The Met Office provides a number of datasets for public benefit. These largely relate to a number of historical measurements at various sites around the UK.
I wanted to use this data, but because it is largely not provided in a format which I could easily process, like CSV, this became difficult, and I had to manually parse it.
The files are designed to be manually copied into a spreadsheet program. These are separated by regular characters, but the format is not consistent across years/locations, and there are additionally comments throughout. I believe these are updated manually by Met Office staff.
The library and sample client is able to serialise most if not all examples of historical station data in JSON and CSV available from the Met Office, at the time of writing.

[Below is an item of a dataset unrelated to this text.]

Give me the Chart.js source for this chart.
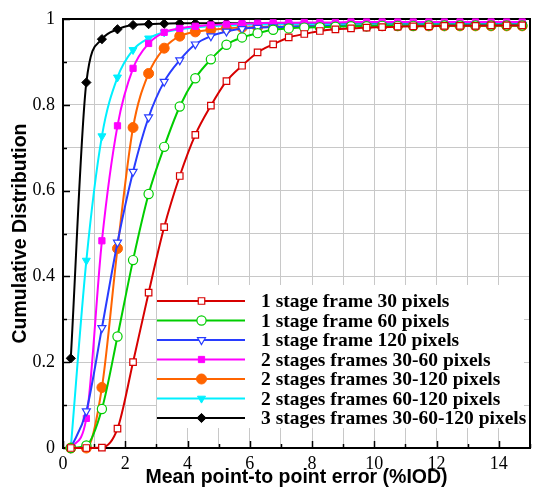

Needless to say, this is a work in progress.
I’m mostly writing this as a learning exercise for Haskell, particularly as regards to parser combinators, as well as using the wonderful recursion-schemes library, and lenses.
Note: make sure ~/.ukclimate/data
is a real directory with sites.json in it.
You can make a symbolic link to the path of contrib
in the source directory for
instance.
Implemented:
- Parse a given file into a general representation of historic data and regional time-ordered series
- Download and cache files from the Met Office
- Cache results from already-parsed files
- Debug annotations provided by attoparsec, making clear where failure occurs
To-do:
- Parsing regional sets that are rank-ordered rather than time-ordered (it's very similar data)
- Improve caching of results